---------- Information shown

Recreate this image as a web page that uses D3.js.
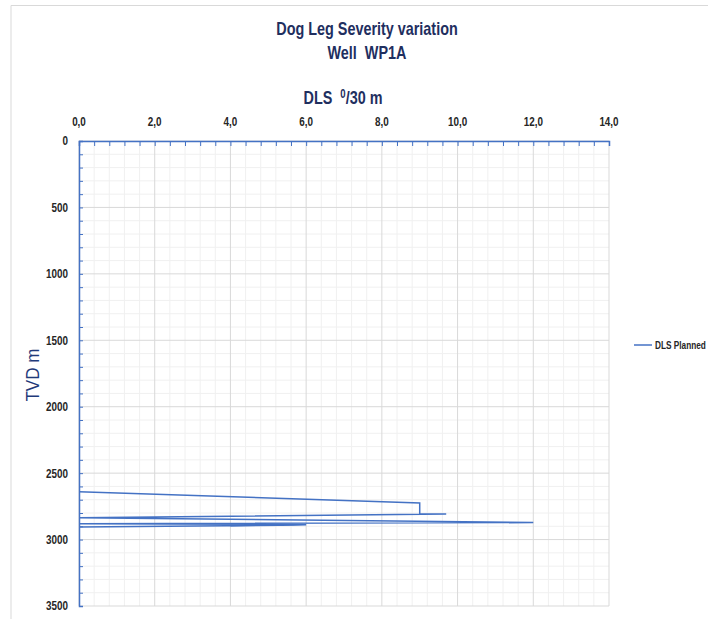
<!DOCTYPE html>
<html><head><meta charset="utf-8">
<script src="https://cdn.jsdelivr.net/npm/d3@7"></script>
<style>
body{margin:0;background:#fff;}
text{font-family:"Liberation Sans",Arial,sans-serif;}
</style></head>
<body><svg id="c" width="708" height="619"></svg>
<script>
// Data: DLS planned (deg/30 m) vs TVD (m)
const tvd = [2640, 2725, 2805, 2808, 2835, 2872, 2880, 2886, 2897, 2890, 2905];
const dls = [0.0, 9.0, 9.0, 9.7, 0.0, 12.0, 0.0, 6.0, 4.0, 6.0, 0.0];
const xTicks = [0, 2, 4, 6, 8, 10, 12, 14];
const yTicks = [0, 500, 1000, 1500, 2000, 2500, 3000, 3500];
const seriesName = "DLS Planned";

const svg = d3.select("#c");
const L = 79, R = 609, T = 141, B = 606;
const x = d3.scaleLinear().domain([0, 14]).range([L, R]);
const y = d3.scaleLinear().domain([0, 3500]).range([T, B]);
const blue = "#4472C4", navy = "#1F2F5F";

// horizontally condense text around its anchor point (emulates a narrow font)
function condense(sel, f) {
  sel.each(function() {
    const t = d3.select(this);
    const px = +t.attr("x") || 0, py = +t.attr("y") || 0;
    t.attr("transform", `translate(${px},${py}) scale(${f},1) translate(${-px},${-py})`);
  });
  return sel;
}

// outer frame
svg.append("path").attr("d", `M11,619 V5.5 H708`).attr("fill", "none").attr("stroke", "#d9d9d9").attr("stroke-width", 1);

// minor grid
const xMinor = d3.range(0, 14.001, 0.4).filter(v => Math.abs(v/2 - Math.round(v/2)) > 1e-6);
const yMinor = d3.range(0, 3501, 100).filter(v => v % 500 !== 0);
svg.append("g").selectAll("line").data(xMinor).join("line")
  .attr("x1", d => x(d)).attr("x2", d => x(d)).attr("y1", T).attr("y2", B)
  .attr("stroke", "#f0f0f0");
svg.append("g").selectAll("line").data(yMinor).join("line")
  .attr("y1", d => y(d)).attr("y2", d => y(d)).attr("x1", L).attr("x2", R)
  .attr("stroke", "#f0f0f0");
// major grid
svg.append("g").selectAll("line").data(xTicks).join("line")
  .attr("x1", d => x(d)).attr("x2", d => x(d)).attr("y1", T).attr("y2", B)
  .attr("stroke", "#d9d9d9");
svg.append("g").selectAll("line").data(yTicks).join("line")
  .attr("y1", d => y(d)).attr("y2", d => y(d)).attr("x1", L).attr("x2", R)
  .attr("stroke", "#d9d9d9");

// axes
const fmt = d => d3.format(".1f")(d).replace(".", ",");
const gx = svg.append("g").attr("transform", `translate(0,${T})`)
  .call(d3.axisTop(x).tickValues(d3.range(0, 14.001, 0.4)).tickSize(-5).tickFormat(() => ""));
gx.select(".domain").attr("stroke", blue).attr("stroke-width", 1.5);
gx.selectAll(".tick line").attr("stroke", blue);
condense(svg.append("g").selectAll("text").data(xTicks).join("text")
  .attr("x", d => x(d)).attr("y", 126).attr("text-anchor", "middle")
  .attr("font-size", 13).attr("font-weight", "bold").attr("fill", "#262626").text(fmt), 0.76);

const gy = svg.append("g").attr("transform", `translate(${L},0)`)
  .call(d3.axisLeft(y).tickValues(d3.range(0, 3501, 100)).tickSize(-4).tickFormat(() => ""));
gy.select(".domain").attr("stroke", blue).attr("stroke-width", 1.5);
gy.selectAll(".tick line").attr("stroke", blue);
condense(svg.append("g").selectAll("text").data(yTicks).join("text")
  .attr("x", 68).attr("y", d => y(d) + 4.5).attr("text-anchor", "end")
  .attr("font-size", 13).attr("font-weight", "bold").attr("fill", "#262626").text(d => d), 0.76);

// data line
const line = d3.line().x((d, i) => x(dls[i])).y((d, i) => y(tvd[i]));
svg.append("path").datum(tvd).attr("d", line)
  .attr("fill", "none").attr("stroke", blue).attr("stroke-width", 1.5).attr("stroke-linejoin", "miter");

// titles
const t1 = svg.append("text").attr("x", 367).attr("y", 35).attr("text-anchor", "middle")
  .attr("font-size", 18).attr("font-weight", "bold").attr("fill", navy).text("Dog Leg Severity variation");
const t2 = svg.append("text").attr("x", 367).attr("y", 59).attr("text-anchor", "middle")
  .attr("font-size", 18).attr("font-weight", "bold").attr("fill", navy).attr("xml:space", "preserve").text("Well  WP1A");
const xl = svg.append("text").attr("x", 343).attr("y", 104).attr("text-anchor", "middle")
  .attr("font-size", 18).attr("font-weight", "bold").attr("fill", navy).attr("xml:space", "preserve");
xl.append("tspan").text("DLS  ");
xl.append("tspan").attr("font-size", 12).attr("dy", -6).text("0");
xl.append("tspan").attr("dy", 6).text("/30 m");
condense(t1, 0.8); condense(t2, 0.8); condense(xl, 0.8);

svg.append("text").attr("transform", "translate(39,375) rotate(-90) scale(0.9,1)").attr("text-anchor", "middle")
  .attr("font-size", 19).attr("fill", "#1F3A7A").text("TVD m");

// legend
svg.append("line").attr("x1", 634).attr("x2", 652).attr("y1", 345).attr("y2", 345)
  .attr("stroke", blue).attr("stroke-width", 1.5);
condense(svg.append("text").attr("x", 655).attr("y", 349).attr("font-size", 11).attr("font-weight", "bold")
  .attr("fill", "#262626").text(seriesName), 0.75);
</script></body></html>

--------------------

> Task instructions:
The data above needs to be retyped exactly, with the images left out.

> Answer for this exercise:
Recreate this image as a web page that uses D3.js.
<!DOCTYPE html>
<html><head><meta charset="utf-8">
<script src="https://cdn.jsdelivr.net/npm/d3@7"></script>
<style>
body{margin:0;background:#fff;}
text{font-family:"Liberation Sans",Arial,sans-serif;}
</style></head>
<body><svg id="c" width="708" height="619"></svg>
<script>
// Data: DLS planned (deg/30 m) vs TVD (m)
const tvd = [2640, 2725, 2805, 2808, 2835, 2872, 2880, 2886, 2897, 2890, 2905];
const dls = [0.0, 9.0, 9.0, 9.7, 0.0, 12.0, 0.0, 6.0, 4.0, 6.0, 0.0];
const xTicks = [0, 2, 4, 6, 8, 10, 12, 14];
const yTicks = [0, 500, 1000, 1500, 2000, 2500, 3000, 3500];
const seriesName = "DLS Planned";

const svg = d3.select("#c");
const L = 79, R = 609, T = 141, B = 606;
const x = d3.scaleLinear().domain([0, 14]).range([L, R]);
const y = d3.scaleLinear().domain([0, 3500]).range([T, B]);
const blue = "#4472C4", navy = "#1F2F5F";

// horizontally condense text around its anchor point (emulates a narrow font)
function condense(sel, f) {
  sel.each(function() {
    const t = d3.select(this);
    const px = +t.attr("x") || 0, py = +t.attr("y") || 0;
    t.attr("transform", `translate(${px},${py}) scale(${f},1) translate(${-px},${-py})`);
  });
  return sel;
}

// outer frame
svg.append("path").attr("d", `M11,619 V5.5 H708`).attr("fill", "none").attr("stroke", "#d9d9d9").attr("stroke-width", 1);

// minor grid
const xMinor = d3.range(0, 14.001, 0.4).filter(v => Math.abs(v/2 - Math.round(v/2)) > 1e-6);
const yMinor = d3.range(0, 3501, 100).filter(v => v % 500 !== 0);
svg.append("g").selectAll("line").data(xMinor).join("line")
  .attr("x1", d => x(d)).attr("x2", d => x(d)).attr("y1", T).attr("y2", B)
  .attr("stroke", "#f0f0f0");
svg.append("g").selectAll("line").data(yMinor).join("line")
  .attr("y1", d => y(d)).attr("y2", d => y(d)).attr("x1", L).attr("x2", R)
  .attr("stroke", "#f0f0f0");
// major grid
svg.append("g").selectAll("line").data(xTicks).join("line")
  .attr("x1", d => x(d)).attr("x2", d => x(d)).attr("y1", T).attr("y2", B)
  .attr("stroke", "#d9d9d9");
svg.append("g").selectAll("line").data(yTicks).join("line")
  .attr("y1", d => y(d)).attr("y2", d => y(d)).attr("x1", L).attr("x2", R)
  .attr("stroke", "#d9d9d9");

// axes
const fmt = d => d3.format(".1f")(d).replace(".", ",");
const gx = svg.append("g").attr("transform", `translate(0,${T})`)
  .call(d3.axisTop(x).tickValues(d3.range(0, 14.001, 0.4)).tickSize(-5).tickFormat(() => ""));
gx.select(".domain").attr("stroke", blue).attr("stroke-width", 1.5);
gx.selectAll(".tick line").attr("stroke", blue);
condense(svg.append("g").selectAll("text").data(xTicks).join("text")
  .attr("x", d => x(d)).attr("y", 126).attr("text-anchor", "middle")
  .attr("font-size", 13).attr("font-weight", "bold").attr("fill", "#262626").text(fmt), 0.76);

const gy = svg.append("g").attr("transform", `translate(${L},0)`)
  .call(d3.axisLeft(y).tickValues(d3.range(0, 3501, 100)).tickSize(-4).tickFormat(() => ""));
gy.select(".domain").attr("stroke", blue).attr("stroke-width", 1.5);
gy.selectAll(".tick line").attr("stroke", blue);
condense(svg.append("g").selectAll("text").data(yTicks).join("text")
  .attr("x", 68).attr("y", d => y(d) + 4.5).attr("text-anchor", "end")
  .attr("font-size", 13).attr("font-weight", "bold").attr("fill", "#262626").text(d => d), 0.76);

// data line
const line = d3.line().x((d, i) => x(dls[i])).y((d, i) => y(tvd[i]));
svg.append("path").datum(tvd).attr("d", line)
  .attr("fill", "none").attr("stroke", blue).attr("stroke-width", 1.5).attr("stroke-linejoin", "miter");

// titles
const t1 = svg.append("text").attr("x", 367).attr("y", 35).attr("text-anchor", "middle")
  .attr("font-size", 18).attr("font-weight", "bold").attr("fill", navy).text("Dog Leg Severity variation");
const t2 = svg.append("text").attr("x", 367).attr("y", 59).attr("text-anchor", "middle")
  .attr("font-size", 18).attr("font-weight", "bold").attr("fill", navy).attr("xml:space", "preserve").text("Well  WP1A");
const xl = svg.append("text").attr("x", 343).attr("y", 104).attr("text-anchor", "middle")
  .attr("font-size", 18).attr("font-weight", "bold").attr("fill", navy).attr("xml:space", "preserve");
xl.append("tspan").text("DLS  ");
xl.append("tspan").attr("font-size", 12).attr("dy", -6).text("0");
xl.append("tspan").attr("dy", 6).text("/30 m");
condense(t1, 0.8); condense(t2, 0.8); condense(xl, 0.8);

svg.append("text").attr("transform", "translate(39,375) rotate(-90) scale(0.9,1)").attr("text-anchor", "middle")
  .attr("font-size", 19).attr("fill", "#1F3A7A").text("TVD m");

// legend
svg.append("line").attr("x1", 634).attr("x2", 652).attr("y1", 345).attr("y2", 345)
  .attr("stroke", blue).attr("stroke-width", 1.5);
condense(svg.append("text").attr("x", 655).attr("y", 349).attr("font-size", 11).attr("font-weight", "bold")
  .attr("fill", "#262626").text(seriesName), 0.75);
</script></body></html>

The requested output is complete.